Work required: No images are to be carried over; print all other material exactly as it stands.

Rows:
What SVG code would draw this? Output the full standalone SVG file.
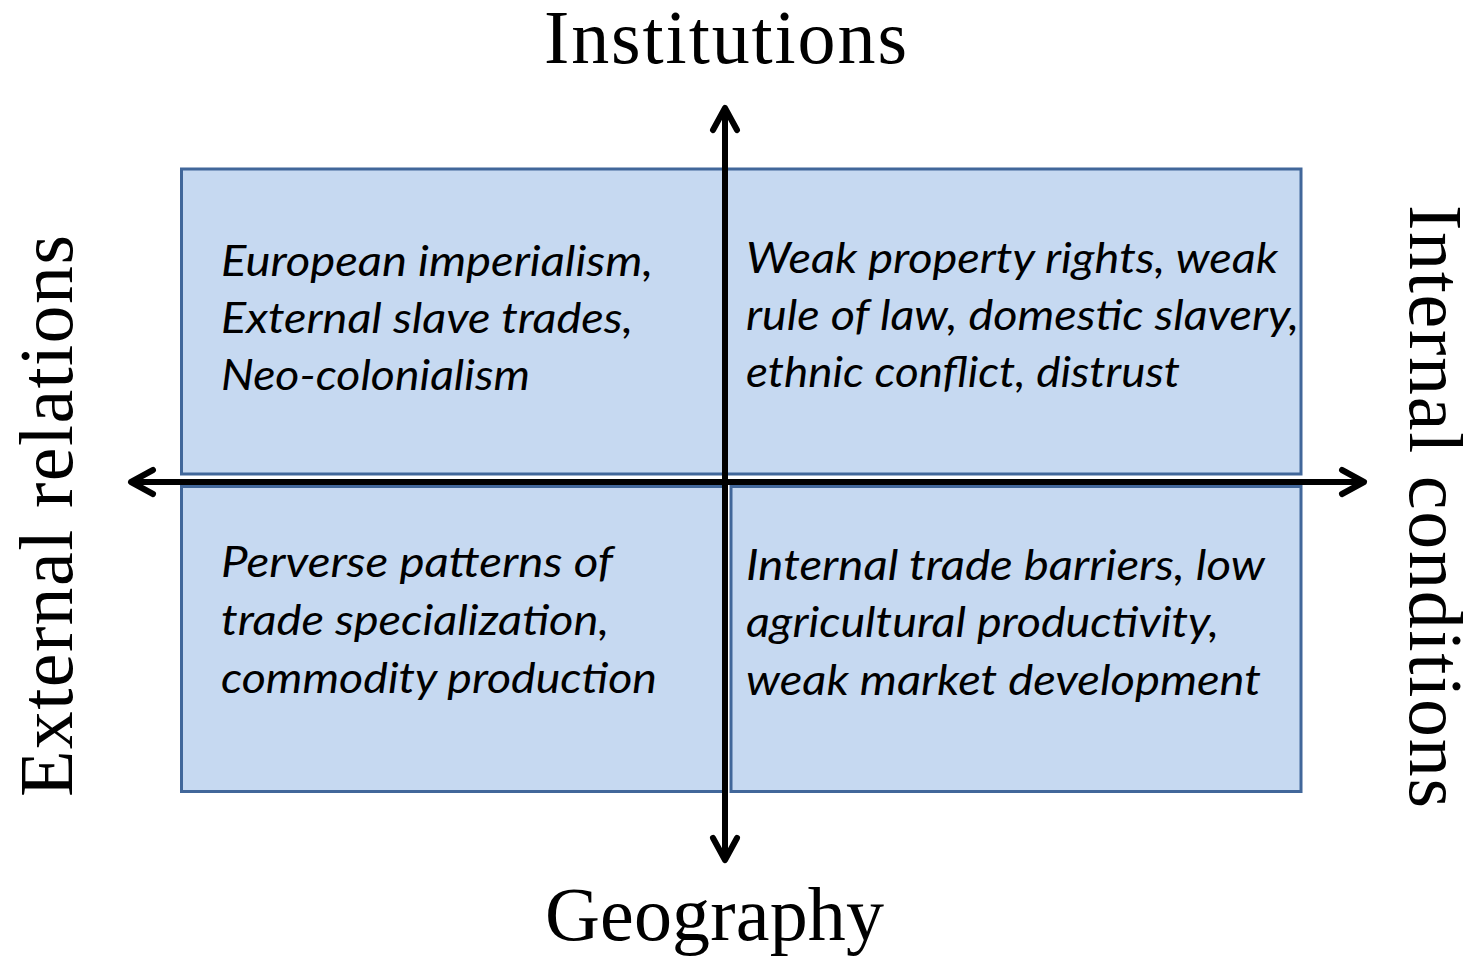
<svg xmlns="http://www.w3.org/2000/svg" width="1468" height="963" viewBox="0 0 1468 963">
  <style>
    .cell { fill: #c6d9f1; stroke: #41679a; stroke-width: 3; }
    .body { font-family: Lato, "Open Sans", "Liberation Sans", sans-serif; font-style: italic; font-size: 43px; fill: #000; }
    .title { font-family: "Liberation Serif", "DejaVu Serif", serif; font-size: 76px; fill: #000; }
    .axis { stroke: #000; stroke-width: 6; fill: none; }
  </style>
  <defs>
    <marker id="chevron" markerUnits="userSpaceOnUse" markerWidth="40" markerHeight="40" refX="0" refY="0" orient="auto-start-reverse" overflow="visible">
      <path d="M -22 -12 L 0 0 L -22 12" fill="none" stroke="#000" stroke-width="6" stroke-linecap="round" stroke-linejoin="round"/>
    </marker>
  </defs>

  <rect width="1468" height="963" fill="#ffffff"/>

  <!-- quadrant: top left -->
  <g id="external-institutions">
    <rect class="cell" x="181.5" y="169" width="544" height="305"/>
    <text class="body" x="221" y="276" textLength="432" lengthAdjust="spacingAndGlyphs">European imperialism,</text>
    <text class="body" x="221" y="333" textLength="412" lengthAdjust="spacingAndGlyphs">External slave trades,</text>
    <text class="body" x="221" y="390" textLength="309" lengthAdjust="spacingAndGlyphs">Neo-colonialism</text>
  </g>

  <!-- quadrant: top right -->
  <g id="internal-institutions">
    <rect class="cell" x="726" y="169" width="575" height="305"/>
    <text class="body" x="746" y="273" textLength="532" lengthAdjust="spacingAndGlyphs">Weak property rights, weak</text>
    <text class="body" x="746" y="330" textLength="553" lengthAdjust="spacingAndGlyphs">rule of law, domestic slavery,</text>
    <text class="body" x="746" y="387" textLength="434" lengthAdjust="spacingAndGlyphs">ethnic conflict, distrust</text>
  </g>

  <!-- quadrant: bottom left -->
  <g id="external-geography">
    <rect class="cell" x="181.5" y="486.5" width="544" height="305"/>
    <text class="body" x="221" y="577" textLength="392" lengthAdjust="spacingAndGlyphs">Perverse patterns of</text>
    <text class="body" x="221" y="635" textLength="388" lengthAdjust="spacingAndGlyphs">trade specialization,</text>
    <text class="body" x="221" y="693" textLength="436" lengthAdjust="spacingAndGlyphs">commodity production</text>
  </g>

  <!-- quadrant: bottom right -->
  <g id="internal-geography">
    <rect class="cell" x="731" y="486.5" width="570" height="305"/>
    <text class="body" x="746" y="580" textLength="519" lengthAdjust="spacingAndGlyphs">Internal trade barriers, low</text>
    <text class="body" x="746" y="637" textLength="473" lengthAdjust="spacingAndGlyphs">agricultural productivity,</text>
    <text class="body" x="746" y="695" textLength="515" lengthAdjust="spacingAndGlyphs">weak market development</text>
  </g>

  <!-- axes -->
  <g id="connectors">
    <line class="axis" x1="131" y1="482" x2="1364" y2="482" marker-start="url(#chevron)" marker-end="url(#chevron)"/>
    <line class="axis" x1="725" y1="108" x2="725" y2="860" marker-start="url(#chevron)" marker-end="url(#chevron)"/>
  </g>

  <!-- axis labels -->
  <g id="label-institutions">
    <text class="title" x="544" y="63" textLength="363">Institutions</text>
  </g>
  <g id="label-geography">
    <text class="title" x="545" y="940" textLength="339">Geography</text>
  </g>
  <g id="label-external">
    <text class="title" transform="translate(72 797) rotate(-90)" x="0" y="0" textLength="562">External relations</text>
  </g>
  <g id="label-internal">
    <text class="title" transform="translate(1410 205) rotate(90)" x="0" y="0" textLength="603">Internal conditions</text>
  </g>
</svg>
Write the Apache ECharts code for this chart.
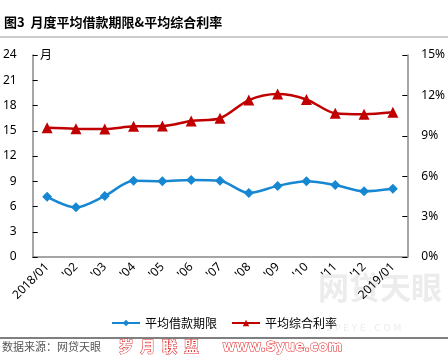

Solved exercise:
What SVG code would draw this? Output the full standalone SVG file.
<svg xmlns="http://www.w3.org/2000/svg" width="1468" height="963" viewBox="0 0 1468 963">
  <style>
    .cell { fill: #c6d9f1; stroke: #41679a; stroke-width: 3; }
    .body { font-family: Lato, "Open Sans", "Liberation Sans", sans-serif; font-style: italic; font-size: 43px; fill: #000; }
    .title { font-family: "Liberation Serif", "DejaVu Serif", serif; font-size: 76px; fill: #000; }
    .axis { stroke: #000; stroke-width: 6; fill: none; }
  </style>
  <defs>
    <marker id="chevron" markerUnits="userSpaceOnUse" markerWidth="40" markerHeight="40" refX="0" refY="0" orient="auto-start-reverse" overflow="visible">
      <path d="M -22 -12 L 0 0 L -22 12" fill="none" stroke="#000" stroke-width="6" stroke-linecap="round" stroke-linejoin="round"/>
    </marker>
  </defs>

  <rect width="1468" height="963" fill="#ffffff"/>

  <!-- quadrant: top left -->
  <g id="external-institutions">
    <rect class="cell" x="181.5" y="169" width="544" height="305"/>
    <text class="body" x="221" y="276" textLength="432" lengthAdjust="spacingAndGlyphs">European imperialism,</text>
    <text class="body" x="221" y="333" textLength="412" lengthAdjust="spacingAndGlyphs">External slave trades,</text>
    <text class="body" x="221" y="390" textLength="309" lengthAdjust="spacingAndGlyphs">Neo-colonialism</text>
  </g>

  <!-- quadrant: top right -->
  <g id="internal-institutions">
    <rect class="cell" x="726" y="169" width="575" height="305"/>
    <text class="body" x="746" y="273" textLength="532" lengthAdjust="spacingAndGlyphs">Weak property rights, weak</text>
    <text class="body" x="746" y="330" textLength="553" lengthAdjust="spacingAndGlyphs">rule of law, domestic slavery,</text>
    <text class="body" x="746" y="387" textLength="434" lengthAdjust="spacingAndGlyphs">ethnic conflict, distrust</text>
  </g>

  <!-- quadrant: bottom left -->
  <g id="external-geography">
    <rect class="cell" x="181.5" y="486.5" width="544" height="305"/>
    <text class="body" x="221" y="577" textLength="392" lengthAdjust="spacingAndGlyphs">Perverse patterns of</text>
    <text class="body" x="221" y="635" textLength="388" lengthAdjust="spacingAndGlyphs">trade specialization,</text>
    <text class="body" x="221" y="693" textLength="436" lengthAdjust="spacingAndGlyphs">commodity production</text>
  </g>

  <!-- quadrant: bottom right -->
  <g id="internal-geography">
    <rect class="cell" x="731" y="486.5" width="570" height="305"/>
    <text class="body" x="746" y="580" textLength="519" lengthAdjust="spacingAndGlyphs">Internal trade barriers, low</text>
    <text class="body" x="746" y="637" textLength="473" lengthAdjust="spacingAndGlyphs">agricultural productivity,</text>
    <text class="body" x="746" y="695" textLength="515" lengthAdjust="spacingAndGlyphs">weak market development</text>
  </g>

  <!-- axes -->
  <g id="connectors">
    <line class="axis" x1="131" y1="482" x2="1364" y2="482" marker-start="url(#chevron)" marker-end="url(#chevron)"/>
    <line class="axis" x1="725" y1="108" x2="725" y2="860" marker-start="url(#chevron)" marker-end="url(#chevron)"/>
  </g>

  <!-- axis labels -->
  <g id="label-institutions">
    <text class="title" x="544" y="63" textLength="363">Institutions</text>
  </g>
  <g id="label-geography">
    <text class="title" x="545" y="940" textLength="339">Geography</text>
  </g>
  <g id="label-external">
    <text class="title" transform="translate(72 797) rotate(-90)" x="0" y="0" textLength="562">External relations</text>
  </g>
  <g id="label-internal">
    <text class="title" transform="translate(1410 205) rotate(90)" x="0" y="0" textLength="603">Internal conditions</text>
  </g>
</svg>
Write the Apache ECharts code for this chart.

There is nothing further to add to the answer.